India’s flagship oil and gas producer ONGC has shared its plans to make a qualitative leap to a renewable energy capacity of 10 GW by 2030. As part of its commitment to the transition in energy strategy, the company has allocated ₹40,000 crore in projects including solar, wind, and green hydrogen. This announcement, made at India Energy Week (IEW) 2025, saw ONGC emphasize its deep commitment to sustainability and entry into a diversified energy portfolio.
ONGC Signs Major Agreement with Ayana Renewables
In a notable development, ONGC has recently entered into an agreement with Ayana Renewables, thus expanding the clean energy portfolio by 153 MW at one go to 3 gigawatts. This partnership marks one of the key points of ONGC’s green expansion, bolstering its efforts to tune renewable power into its operations.
Pankaj Kumar, ONGC Director (Production), expressed confidence in achieving a 10 GW target well ahead of schedule. “I want to go to 10 GW by 2030; I am sure I will do it much before that,” he said while addressing the event.
Strategic Shift Focuses on Gas & Diversifying Energy Mix
Alongside its energy transition strategy, ONGC also continues to expand its activities in gas production, transportation, and trading. Kumar cited the competence in managing gas, which the company will be using in facilitating cleaner energy transition. “We are not going to run away from importing or trading gas. We are the best company in gas. We produce it; we transport it; we market it. It is the least polluting fuel in the world of transition towards cleaner energy sources.”
In addition to renewables, ONGC has broadened its scope of investments to include refining, petrochemicals, power, and gas transportation along with core exploration and production (E&P) operations. The organization has recently backed ONGC Petro Additions Ltd. (OPaL) with capital infusion aimed at ensuring steady gas supply for further widening the production limit.

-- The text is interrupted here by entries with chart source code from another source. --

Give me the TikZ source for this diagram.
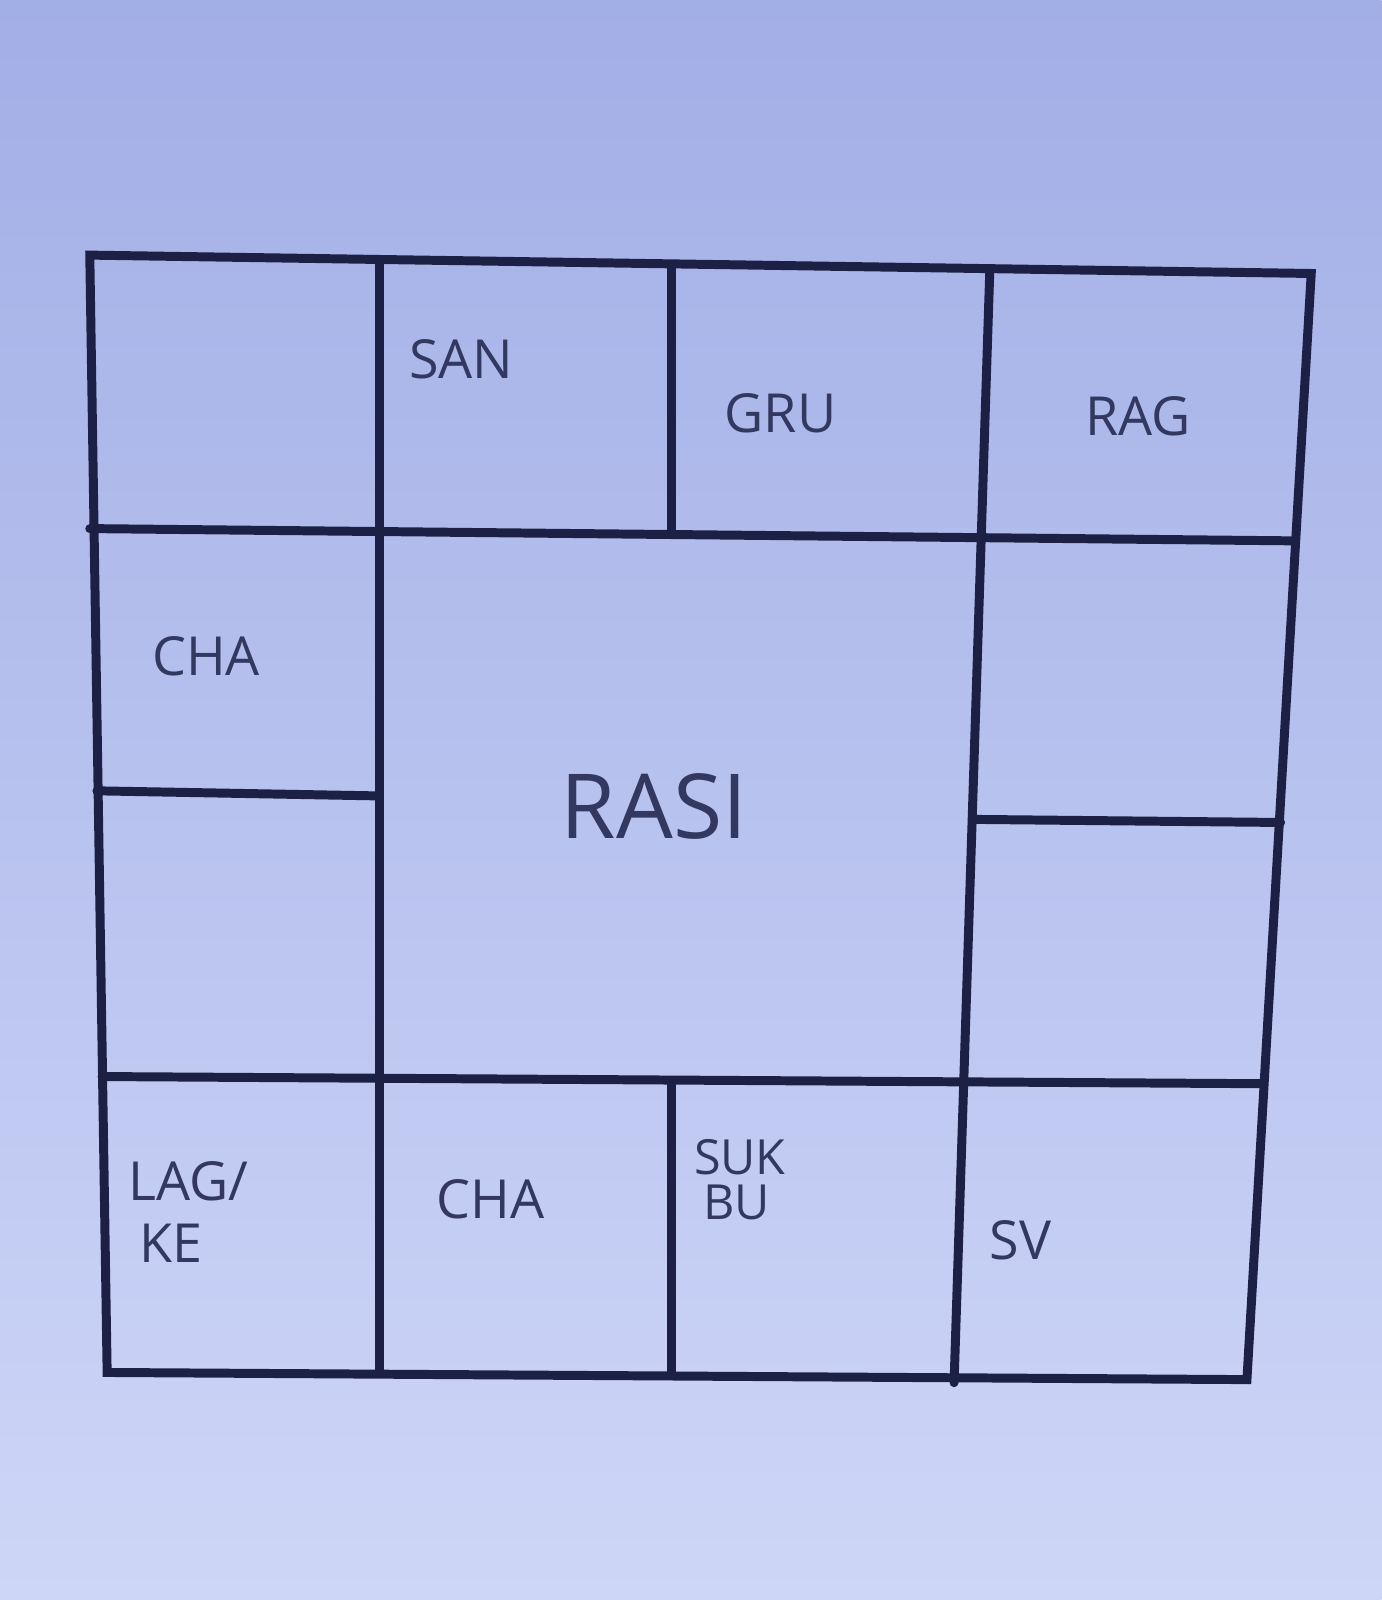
\documentclass[tikz,border=0pt]{standalone}
\usepackage{fontspec}
\setmainfont{Open Sans}
\definecolor{bgtop}{RGB}{162,174,230}
\definecolor{bgbot}{RGB}{206,214,247}
\definecolor{ink}{RGB}{28,32,68}
\definecolor{txt}{RGB}{50,56,95}

\begin{document}
\begin{tikzpicture}[
  x=0.01cm, y=-0.01cm,
  grid/.style={line width=2.5pt, draw=ink, line cap=round},
  lbl/.style={text=txt, font=\fontsize{15}{15}\selectfont, inner sep=0pt},
  tight/.style={lbl, font=\fontsize{13.5}{13.5}\selectfont, text depth=0pt, text height=9.5pt},
]

\shade [top color=bgtop, bottom color=bgbot] (0,0) rectangle (1354,1568);
\useasboundingbox (0,0) rectangle (1354,1568);

% outer frame
\draw [grid] (88,250) -- (1285,268) -- (1222,1352) -- (105,1345) -- cycle;
% verticals
\draw [grid] (372,258) -- (372,1345);
\draw [grid] (658,262) -- (658,522);
\draw [grid] (658,1060) -- (658,1348);
\draw [grid] (970,265) -- (935,1355);
% horizontals
\draw [grid] (88,518) -- (1265,530);
\draw [grid] (95,775) -- (372,780);
\draw [grid] (955,803) -- (1255,806);
\draw [grid] (100,1055) -- (1235,1062);

\node [lbl] (san) at (452,352) {SAN};
\node [lbl] (gru) at (765,405) {GRU};
\node [lbl] (rag) at (1115,408) {RAG};
\node [lbl] (chaA) at (202,643) {CHA};
\node [text=txt, font=\fontsize{25}{25}\selectfont, inner sep=0pt] (rasi) at (641,790) {RASI};
\node [lbl] (lag) at (185,1158) {LAG/};
\node [lbl] (ke) at (168,1218) {KE};
\node [lbl] (chaB) at (481,1175) {CHA};
\node [tight] (suk) at (725,1134) {SUK};
\node [tight] (bu) at (722,1178) {BU};
\node [lbl] (sv) at (1000,1215) {SV};

\end{tikzpicture}
\end{document}
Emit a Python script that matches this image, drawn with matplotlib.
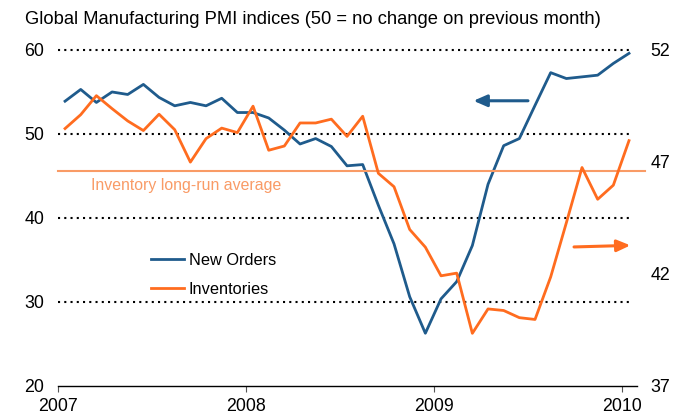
import matplotlib
matplotlib.use("Agg")
import matplotlib.pyplot as plt
import numpy as np

plt.rcParams['font.family'] = ['Liberation Sans', 'DejaVu Sans']

# Monthly data, Jan 2007 .. Jan 2010
new_orders = [53.9, 55.3, 53.75, 55.0, 54.7, 55.9, 54.35, 53.35, 53.75, 53.35, 54.25, 52.55,
              52.55, 51.9, 50.45, 48.8, 49.45, 48.5, 46.2, 46.35, 41.5, 36.9, 30.6, 26.25,
              30.35, 32.4, 36.7, 44.0, 48.6, 49.45, 53.4, 57.3, 56.6, 56.8, 57.0, 58.4, 59.6]
inventories = [48.49, 49.11, 49.96, 49.38, 48.83, 48.40, 49.13, 48.44, 46.99, 48.04, 48.51, 48.31,
               49.49, 47.52, 47.71, 48.74, 48.74, 48.91, 48.14, 49.04, 46.49, 45.89, 43.98, 43.19,
               41.91, 42.03, 39.34, 40.43, 40.36, 40.04, 39.96, 41.86, 44.28, 46.75, 45.33, 45.96, 47.95]
inventory_avg = 46.58
left_ticks = [20, 30, 40, 50, 60]
right_ticks = [37, 42, 47, 52]
year_ticks = [2007, 2008, 2009, 2010]

BLUE = '#1F5B8C'
ORANGE = '#FF6C1F'
ORANGE_LIGHT = '#F99B66'

x = 2007 + (np.arange(len(new_orders)) + 0.45) / 12.0

fig = plt.figure(figsize=(6.85, 4.19), dpi=100)
ax = fig.add_axes([58/685, 1-385.7/419, (637-58)/685, (385.7-50)/419])
ax2 = ax.twinx()

ax.set_xlim(2007, 2010.08)
ax.set_ylim(20, 60)
ax2.set_ylim(37, 52)

for v in [30, 40, 50, 60]:
    ax.plot([2007, 2010.055], [v, v], color='black', lw=1.5, ls=(0, (1, 2)), zorder=1,
            clip_on=False, dash_capstyle='butt')

l1, = ax.plot(x, new_orders, color=BLUE, lw=2.0, label='New Orders', zorder=3, clip_on=False)
l2, = ax2.plot(x, inventories, color=ORANGE, lw=2.0, label='Inventories', zorder=3)
ax2.plot([2007, 2010.12], [inventory_avg, inventory_avg], color=ORANGE_LIGHT, lw=1.5,
         clip_on=False, zorder=2)
ax2.text(2007.175, inventory_avg - 0.3, 'Inventory long-run average', color=ORANGE_LIGHT,
         fontsize=11.4, va='top', ha='left')

# arrows
ax.annotate('', xy=(2009.21, 53.95), xytext=(2009.5, 53.95),
            arrowprops=dict(arrowstyle='-|>,head_length=0.8,head_width=0.35', color=BLUE, lw=2.2,
                            shrinkA=0, shrinkB=0))
ax2.annotate('', xy=(2010.045, 43.27), xytext=(2009.745, 43.2),
             arrowprops=dict(arrowstyle='-|>,head_length=0.8,head_width=0.35', color=ORANGE, lw=2.2,
                             shrinkA=0, shrinkB=0))

for a in (ax, ax2):
    for s in ['top', 'left', 'right']:
        a.spines[s].set_visible(False)
ax2.spines['bottom'].set_visible(False)
ax.spines['bottom'].set_color('black')
ax.spines['bottom'].set_linewidth(1.0)

ax.set_xticks(year_ticks)
ax.set_xticklabels([str(y) for y in year_ticks], fontsize=12.8)
ax.tick_params(axis='x', direction='out', length=4, width=0.8, color='#555555', pad=5)
ax.set_yticks(left_ticks)
ax.set_yticklabels([str(v) for v in left_ticks], fontsize=12.8)
ax.tick_params(axis='y', length=0, pad=10)
ax2.set_yticks(right_ticks)
ax2.set_yticklabels([str(v) for v in right_ticks], fontsize=12.8)
ax2.tick_params(axis='y', length=0, pad=9.5)

leg = ax.legend(handles=[l1, l2], loc='upper left', bbox_to_anchor=(0.135, 0.44), frameon=False,
                fontsize=11.8, handlelength=2.0, handletextpad=0.3, labelspacing=0.85)

fig.text(25/685, 1-19/419, 'Global Manufacturing PMI indices (50 = no change on previous month)',
         fontsize=13.2, va='center', ha='left')

fig.savefig('out.png', dpi=100)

Increase in Capital Expenditure for Exploration and Production
ONGC’s capital expenditure for oil and gas exploration is estimated to go beyond the ₹30,000 crore threshold in the current financial year and is projected at ₹35,000-40,000 crore for the next year. Such funds will be largely spent towards deepwater drilling and offshore field development and other E&P projects.
The company is simultaneously making progress on different offshore developments, such as the Daman Upside Development Project (DUDP), production from which is expected to start by late 2025. Deepwater Cluster-1 on the East Coast is also progressing well. It is gearing itself up to commence seismic data acquisition and exploration of hitherto inaccessible no-go areas with environmental clearance for hydrocarbon exploration by ONGC. What is remarkable is that it has already made a discovery in the no-go area off the East Coast and is currently in the process of appraisal.
BP Partnership for Mumbai High to Boost Production
In one grand move towards enhancing production efficiency, ONGC joined hands with BP for revitalizing the old Mumbai High oil field. Over the next 10 to 12 years, ONGC wants to increase oil production by 40% and gas production by 80%.
“Mumbai High has been shrinking continuously despite capital infusion. The BP study gives a very crafty estimation—an increase of around 40% in oil production and 80% in gas production, with an overall increase in oil output of over 60%,” Kumar stated.
Consequently, both companies will host a workshop for four days, starting February 24, where their respective technical teams will discuss reservoir management, optimization of production facilities, and ways to assure effective flow assurance.
Positioning for Long-Term Growth and Energy Transition
ONGC is strategically positioning itself for long-term growth owing to its increasing investments in renewable energy, offshore exploration, and gas production. The initiatives taken by the company fit into the broader climate ambition, India’s own goal of reducing carbon emissions, while ensuring energy security.
As ONGC accelerates its transition to cleaner energy sources, its multipronged approach highlights its commitment to balancing economic growth with environmental sustainability, setting the stage for a future-ready energy sector.